In recent decades, world hunger didn’t go away, but it did get less.
While about 19 percent of the world population was undernourished in 1990, that number had dropped to 11 percent by 2014, with the occasional hiccup, such as in the early 2000s partly due to the global insecurity surrounding the 9/11 attacks.
That improvement to the world’s diet, however, came to an end three years ago, according to a new U.N. report released Tuesday, and by 2017, 821 million people were undernourished (up from 750 million in 2013), reaching the levels of 10 years ago.

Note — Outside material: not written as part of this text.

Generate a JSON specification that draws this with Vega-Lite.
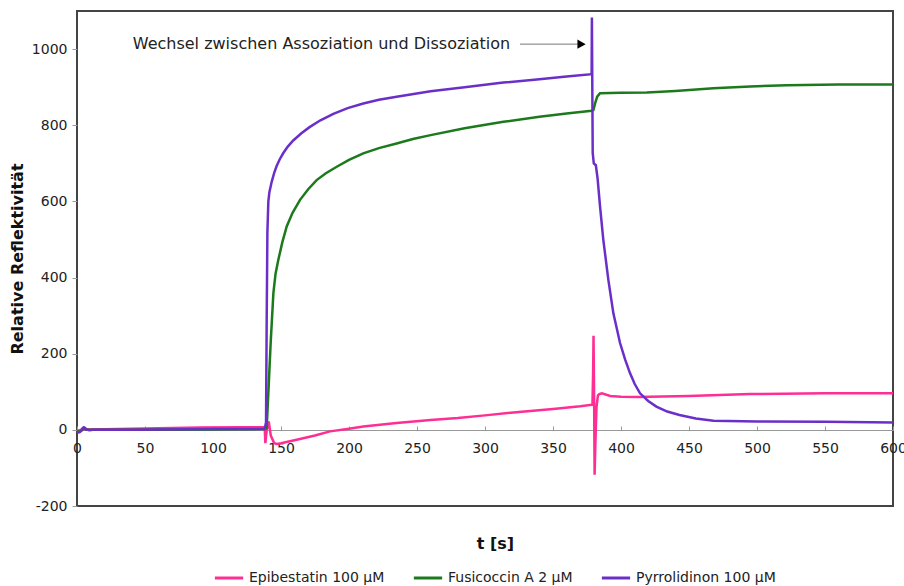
{
  "$schema": "https://vega.github.io/schema/vega-lite/v6.json",
  "width": 816,
  "height": 495,
  "autosize": {"type": "none"},
  "padding": {"left": 77, "top": 11, "right": 11, "bottom": 80},
  "config": {
    "font": "DejaVu Sans",
    "view": {"stroke": "#444", "strokeWidth": 2},
    "axis": {"labelFont": "DejaVu Sans", "titleFont": "DejaVu Sans", "labelColor": "#222", "titleColor": "#111", "grid": false}
  },
  "datasets": {
    "curves": [
      {"t": 0, "v": -3, "s": "Epibestatin 100 µM"},
      {"t": 5, "v": 2, "s": "Epibestatin 100 µM"},
      {"t": 10, "v": 1, "s": "Epibestatin 100 µM"},
      {"t": 30, "v": 2, "s": "Epibestatin 100 µM"},
      {"t": 60, "v": 4, "s": "Epibestatin 100 µM"},
      {"t": 90, "v": 6, "s": "Epibestatin 100 µM"},
      {"t": 120, "v": 7, "s": "Epibestatin 100 µM"},
      {"t": 138, "v": 7, "s": "Epibestatin 100 µM"},
      {"t": 138.5, "v": -35, "s": "Epibestatin 100 µM"},
      {"t": 139.5, "v": 0, "s": "Epibestatin 100 µM"},
      {"t": 141, "v": 22, "s": "Epibestatin 100 µM"},
      {"t": 142.5, "v": -15, "s": "Epibestatin 100 µM"},
      {"t": 145, "v": -35, "s": "Epibestatin 100 µM"},
      {"t": 147, "v": -37, "s": "Epibestatin 100 µM"},
      {"t": 150, "v": -35, "s": "Epibestatin 100 µM"},
      {"t": 161.5, "v": -26, "s": "Epibestatin 100 µM"},
      {"t": 175, "v": -15, "s": "Epibestatin 100 µM"},
      {"t": 186, "v": -4, "s": "Epibestatin 100 µM"},
      {"t": 200, "v": 3, "s": "Epibestatin 100 µM"},
      {"t": 210.5, "v": 9, "s": "Epibestatin 100 µM"},
      {"t": 235, "v": 18, "s": "Epibestatin 100 µM"},
      {"t": 260, "v": 26, "s": "Epibestatin 100 µM"},
      {"t": 280, "v": 31, "s": "Epibestatin 100 µM"},
      {"t": 300, "v": 38, "s": "Epibestatin 100 µM"},
      {"t": 325, "v": 47, "s": "Epibestatin 100 µM"},
      {"t": 350, "v": 55, "s": "Epibestatin 100 µM"},
      {"t": 370, "v": 62, "s": "Epibestatin 100 µM"},
      {"t": 379, "v": 66, "s": "Epibestatin 100 µM"},
      {"t": 379.5, "v": 150, "s": "Epibestatin 100 µM"},
      {"t": 379.8, "v": 247, "s": "Epibestatin 100 µM"},
      {"t": 380.2, "v": 100, "s": "Epibestatin 100 µM"},
      {"t": 380.6, "v": -118, "s": "Epibestatin 100 µM"},
      {"t": 381.2, "v": -30, "s": "Epibestatin 100 µM"},
      {"t": 382, "v": 60, "s": "Epibestatin 100 µM"},
      {"t": 383, "v": 90, "s": "Epibestatin 100 µM"},
      {"t": 384, "v": 94, "s": "Epibestatin 100 µM"},
      {"t": 386, "v": 96, "s": "Epibestatin 100 µM"},
      {"t": 392, "v": 89, "s": "Epibestatin 100 µM"},
      {"t": 400, "v": 87, "s": "Epibestatin 100 µM"},
      {"t": 414, "v": 86, "s": "Epibestatin 100 µM"},
      {"t": 421, "v": 87, "s": "Epibestatin 100 µM"},
      {"t": 450, "v": 89, "s": "Epibestatin 100 µM"},
      {"t": 495, "v": 94, "s": "Epibestatin 100 µM"},
      {"t": 550, "v": 96, "s": "Epibestatin 100 µM"},
      {"t": 600, "v": 96, "s": "Epibestatin 100 µM"},

      {"t": 0, "v": -5, "s": "Fusicoccin A 2 µM"},
      {"t": 3, "v": -3, "s": "Fusicoccin A 2 µM"},
      {"t": 5, "v": 3, "s": "Fusicoccin A 2 µM"},
      {"t": 7, "v": 0, "s": "Fusicoccin A 2 µM"},
      {"t": 20, "v": 0, "s": "Fusicoccin A 2 µM"},
      {"t": 60, "v": 0, "s": "Fusicoccin A 2 µM"},
      {"t": 100, "v": 1, "s": "Fusicoccin A 2 µM"},
      {"t": 138, "v": 2, "s": "Fusicoccin A 2 µM"},
      {"t": 139.5, "v": 5, "s": "Fusicoccin A 2 µM"},
      {"t": 140.2, "v": 60, "s": "Fusicoccin A 2 µM"},
      {"t": 140.7, "v": 97, "s": "Fusicoccin A 2 µM"},
      {"t": 142.4, "v": 228, "s": "Fusicoccin A 2 µM"},
      {"t": 144.4, "v": 359, "s": "Fusicoccin A 2 µM"},
      {"t": 146, "v": 410, "s": "Fusicoccin A 2 µM"},
      {"t": 148, "v": 446, "s": "Fusicoccin A 2 µM"},
      {"t": 151, "v": 493, "s": "Fusicoccin A 2 µM"},
      {"t": 154.2, "v": 534, "s": "Fusicoccin A 2 µM"},
      {"t": 158.5, "v": 570, "s": "Fusicoccin A 2 µM"},
      {"t": 164, "v": 604, "s": "Fusicoccin A 2 µM"},
      {"t": 170, "v": 632, "s": "Fusicoccin A 2 µM"},
      {"t": 176.2, "v": 656, "s": "Fusicoccin A 2 µM"},
      {"t": 183, "v": 674, "s": "Fusicoccin A 2 µM"},
      {"t": 191, "v": 691, "s": "Fusicoccin A 2 µM"},
      {"t": 200, "v": 709, "s": "Fusicoccin A 2 µM"},
      {"t": 210.5, "v": 726, "s": "Fusicoccin A 2 µM"},
      {"t": 222, "v": 740, "s": "Fusicoccin A 2 µM"},
      {"t": 235, "v": 752, "s": "Fusicoccin A 2 µM"},
      {"t": 247, "v": 764, "s": "Fusicoccin A 2 µM"},
      {"t": 260, "v": 774, "s": "Fusicoccin A 2 µM"},
      {"t": 285, "v": 792, "s": "Fusicoccin A 2 µM"},
      {"t": 313.5, "v": 809, "s": "Fusicoccin A 2 µM"},
      {"t": 340, "v": 822, "s": "Fusicoccin A 2 µM"},
      {"t": 360, "v": 831, "s": "Fusicoccin A 2 µM"},
      {"t": 378.4, "v": 838, "s": "Fusicoccin A 2 µM"},
      {"t": 379.7, "v": 840, "s": "Fusicoccin A 2 µM"},
      {"t": 381, "v": 858, "s": "Fusicoccin A 2 µM"},
      {"t": 382.5, "v": 875, "s": "Fusicoccin A 2 µM"},
      {"t": 384.6, "v": 884, "s": "Fusicoccin A 2 µM"},
      {"t": 400, "v": 885, "s": "Fusicoccin A 2 µM"},
      {"t": 419, "v": 886, "s": "Fusicoccin A 2 µM"},
      {"t": 440, "v": 890, "s": "Fusicoccin A 2 µM"},
      {"t": 468, "v": 897, "s": "Fusicoccin A 2 µM"},
      {"t": 495, "v": 902, "s": "Fusicoccin A 2 µM"},
      {"t": 522, "v": 905, "s": "Fusicoccin A 2 µM"},
      {"t": 560, "v": 907, "s": "Fusicoccin A 2 µM"},
      {"t": 600, "v": 907, "s": "Fusicoccin A 2 µM"},

      {"t": 0, "v": -8, "s": "Pyrrolidinon 100 µM"},
      {"t": 2, "v": -6, "s": "Pyrrolidinon 100 µM"},
      {"t": 3, "v": -2, "s": "Pyrrolidinon 100 µM"},
      {"t": 4, "v": 4, "s": "Pyrrolidinon 100 µM"},
      {"t": 5, "v": 7, "s": "Pyrrolidinon 100 µM"},
      {"t": 6, "v": 5, "s": "Pyrrolidinon 100 µM"},
      {"t": 7, "v": 1, "s": "Pyrrolidinon 100 µM"},
      {"t": 9, "v": -1, "s": "Pyrrolidinon 100 µM"},
      {"t": 12, "v": 0, "s": "Pyrrolidinon 100 µM"},
      {"t": 40, "v": 0, "s": "Pyrrolidinon 100 µM"},
      {"t": 60, "v": 1, "s": "Pyrrolidinon 100 µM"},
      {"t": 100, "v": 2, "s": "Pyrrolidinon 100 µM"},
      {"t": 138, "v": 2, "s": "Pyrrolidinon 100 µM"},
      {"t": 139, "v": 20, "s": "Pyrrolidinon 100 µM"},
      {"t": 139.5, "v": 300, "s": "Pyrrolidinon 100 µM"},
      {"t": 140, "v": 520, "s": "Pyrrolidinon 100 µM"},
      {"t": 140.7, "v": 600, "s": "Pyrrolidinon 100 µM"},
      {"t": 141.5, "v": 625, "s": "Pyrrolidinon 100 µM"},
      {"t": 143.2, "v": 652, "s": "Pyrrolidinon 100 µM"},
      {"t": 145, "v": 675, "s": "Pyrrolidinon 100 µM"},
      {"t": 146.8, "v": 693, "s": "Pyrrolidinon 100 µM"},
      {"t": 149, "v": 710, "s": "Pyrrolidinon 100 µM"},
      {"t": 151.7, "v": 727, "s": "Pyrrolidinon 100 µM"},
      {"t": 155, "v": 744, "s": "Pyrrolidinon 100 µM"},
      {"t": 159, "v": 760, "s": "Pyrrolidinon 100 µM"},
      {"t": 165, "v": 779, "s": "Pyrrolidinon 100 µM"},
      {"t": 171, "v": 795, "s": "Pyrrolidinon 100 µM"},
      {"t": 179, "v": 813, "s": "Pyrrolidinon 100 µM"},
      {"t": 188.5, "v": 830, "s": "Pyrrolidinon 100 µM"},
      {"t": 199, "v": 845, "s": "Pyrrolidinon 100 µM"},
      {"t": 210.5, "v": 857, "s": "Pyrrolidinon 100 µM"},
      {"t": 222, "v": 867, "s": "Pyrrolidinon 100 µM"},
      {"t": 235, "v": 875, "s": "Pyrrolidinon 100 µM"},
      {"t": 260, "v": 889, "s": "Pyrrolidinon 100 µM"},
      {"t": 285, "v": 900, "s": "Pyrrolidinon 100 µM"},
      {"t": 313.5, "v": 912, "s": "Pyrrolidinon 100 µM"},
      {"t": 340, "v": 921, "s": "Pyrrolidinon 100 µM"},
      {"t": 360, "v": 928, "s": "Pyrrolidinon 100 µM"},
      {"t": 378.4, "v": 934, "s": "Pyrrolidinon 100 µM"},
      {"t": 378.6, "v": 1083, "s": "Pyrrolidinon 100 µM"},
      {"t": 379.2, "v": 727, "s": "Pyrrolidinon 100 µM"},
      {"t": 380, "v": 700, "s": "Pyrrolidinon 100 µM"},
      {"t": 381.5, "v": 695, "s": "Pyrrolidinon 100 µM"},
      {"t": 382.8, "v": 660, "s": "Pyrrolidinon 100 µM"},
      {"t": 384.6, "v": 586, "s": "Pyrrolidinon 100 µM"},
      {"t": 387, "v": 499, "s": "Pyrrolidinon 100 µM"},
      {"t": 390.7, "v": 394, "s": "Pyrrolidinon 100 µM"},
      {"t": 394.4, "v": 306, "s": "Pyrrolidinon 100 µM"},
      {"t": 399.3, "v": 228, "s": "Pyrrolidinon 100 µM"},
      {"t": 403, "v": 185, "s": "Pyrrolidinon 100 µM"},
      {"t": 406.6, "v": 149, "s": "Pyrrolidinon 100 µM"},
      {"t": 410, "v": 121, "s": "Pyrrolidinon 100 µM"},
      {"t": 414, "v": 96, "s": "Pyrrolidinon 100 µM"},
      {"t": 420, "v": 76, "s": "Pyrrolidinon 100 µM"},
      {"t": 426, "v": 61, "s": "Pyrrolidinon 100 µM"},
      {"t": 434, "v": 48, "s": "Pyrrolidinon 100 µM"},
      {"t": 443, "v": 39, "s": "Pyrrolidinon 100 µM"},
      {"t": 455, "v": 30, "s": "Pyrrolidinon 100 µM"},
      {"t": 468, "v": 24, "s": "Pyrrolidinon 100 µM"},
      {"t": 500, "v": 22, "s": "Pyrrolidinon 100 µM"},
      {"t": 550, "v": 21, "s": "Pyrrolidinon 100 µM"},
      {"t": 600, "v": 19, "s": "Pyrrolidinon 100 µM"}
    ],
    "note": [
      {"t": 41, "v": 1013, "label": "Wechsel zwischen Assoziation und Dissoziation"}
    ],
    "arrow": [
      {"t1": 325.7, "t2": 371, "v": 1013}
    ]
  },
  "layer": [
    {
      "data": {"name": "curves"},
      "mark": {"type": "line", "strokeWidth": 2.5},
      "encoding": {
        "x": {
          "field": "t", "type": "quantitative",
          "scale": {"domain": [0, 600], "nice": false, "zero": false},
          "axis": {
            "title": "t [s]", "titleFontSize": 16, "titleFontWeight": "bold",
            "titleBaseline": "middle", "titleY": 113, "titleX": 418,
            "offset": -76,
            "values": [0,25,50,75,100,125,150,175,200,225,250,275,300,325,350,375,400,425,450,475,500,525,550,575,600],
            "labelExpr": "datum.value % 50 === 0 ? datum.label : ''",
            "labelFontSize": 14, "labelFlush": false, "labelOverlap": false,
            "tickSize": -4, "tickColor": "#999", "labelPadding": 15,
            "domainColor": "#999", "domainWidth": 1
          }
        },
        "y": {
          "field": "v", "type": "quantitative",
          "scale": {"domain": [-200, 1100], "nice": false, "zero": false},
          "axis": {
            "title": "Relative Reflektivität", "titleFontSize": 16, "titleFontWeight": "bold",
            "titlePadding": 6,
            "values": [-200, 0, 200, 400, 600, 800, 1000],
            "labelExpr": "datum.value < 0 ? '-' + abs(datum.value) : '' + datum.value",
            "labelFontSize": 14, "labelPadding": 5, "tickSize": 5, "tickColor": "#999",
            "domain": false
          }
        },
        "color": {
          "field": "s", "type": "nominal",
          "scale": {
            "domain": ["Epibestatin 100 µM", "Fusicoccin A 2 µM", "Pyrrolidinon 100 µM"],
            "range": ["#FF2E93", "#1C7A1C", "#6B2FC9"]
          },
          "legend": {
            "title": null, "orient": "none", "direction": "horizontal",
            "legendX": 136, "legendY": 551,
            "symbolType": "stroke", "symbolStrokeWidth": 3, "symbolSize": 800,
            "labelFontSize": 14, "labelColor": "#222", "columnPadding": 22
          }
        }
      }
    },
    {
      "data": {"name": "note"},
      "mark": {"type": "text", "align": "left", "baseline": "middle", "fontSize": 16, "color": "#222"},
      "encoding": {
        "x": {"field": "t", "type": "quantitative"},
        "y": {"field": "v", "type": "quantitative"},
        "text": {"field": "label"}
      }
    },
    {
      "data": {"name": "arrow"},
      "mark": {"type": "rule", "color": "#777", "strokeWidth": 1},
      "encoding": {
        "x": {"field": "t1", "type": "quantitative"},
        "x2": {"field": "t2"},
        "y": {"field": "v", "type": "quantitative"}
      }
    },
    {
      "data": {"name": "arrow"},
      "mark": {"type": "point", "shape": "triangle-right", "filled": true, "color": "#000", "opacity": 1, "size": 90},
      "encoding": {
        "x": {"field": "t2", "type": "quantitative"},
        "y": {"field": "v", "type": "quantitative"}
      }
    }
  ]
}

The culprit: The rising number of natural disasters likely brought on by climate change. “The report sends a clear message that climate variability and exposure to more complex, frequent and intense climate extremes are threatening to erode and even reverse the gains made in ending hunger and malnutrition,” the authors write. Conflicts in many developing nations have also contributed to deteriorating prospects for the fight against world hunger.
The trend is not as strongly pronounced when adjusted for population increase, but figures have risen from 10.6 percent in 2015 to 10.9 percent last year.
There are some geographical differences, with Africa and South America the most heavily affected. In much of Asia, Northern America and Europe, the situation has improved or remained stable.
With Asia now being a role model in terms of global nourishment rates, the next years could also intensify global disagreement over how to tackle hunger and poverty best. The global improvement in hunger rates over the last few decades came in no small part due to Asian nations’ homegrown successes at growing their economies.
The increase in undernourishment in Africa comes as China is challenging the international model of development aid by offering economic deals and loans for infrastructure projects rather than programs for capacity building increasingly favored by the West. While critics are accusing Beijing of exploiting resource-rich countries, supporters are pointing at promising growth numbers.
But the more urgent task of preventing large-scale famines or disasters is still mostly being carried out by Western-led development aid organizations.